There is also a knowledge dimension that relevant institutions do not yet take seriously enough. Kinship-based business models – Igba Boi apprenticeship, Esusu and Iqub thrift, and Abban guarantee mechanisms – should enter African business-school curricula as durable indigenous economic knowledge rather than cultural curiosities. AfCFTA must equally move beyond WTO-style assumptions and develop a distinct frameworks for informal trade. These should address local displacement anxieties and community-level legitimacy. Such a framework could, among other things, adapt AfCFTA’s competition protocol to in-group cartelisation, and extend its adjustment support to communities vulnerable to local displacement occasioned by informal trade flows.
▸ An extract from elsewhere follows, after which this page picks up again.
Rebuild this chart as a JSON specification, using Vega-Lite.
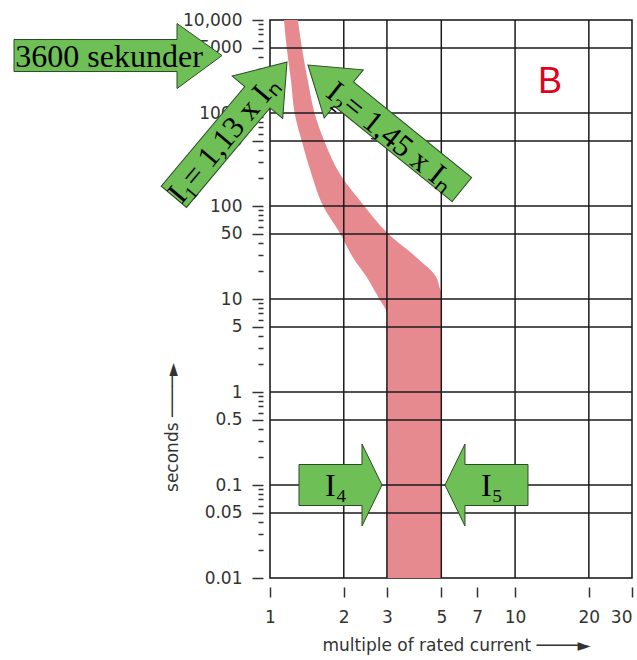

 Africa’s markets have long been integrated in practice. The real challenge now is whether our policies can finally catch up with that integration from below. Until our policies create a dedicated framework to address issues of trust, resentment, and culturally embedded distortions in informal trade, Africa’s organic integrated market will remain a source of integration and instability in equal measure. This is no longer merely a trade problem. It is a governance problem with economic, political, and cultural consequences.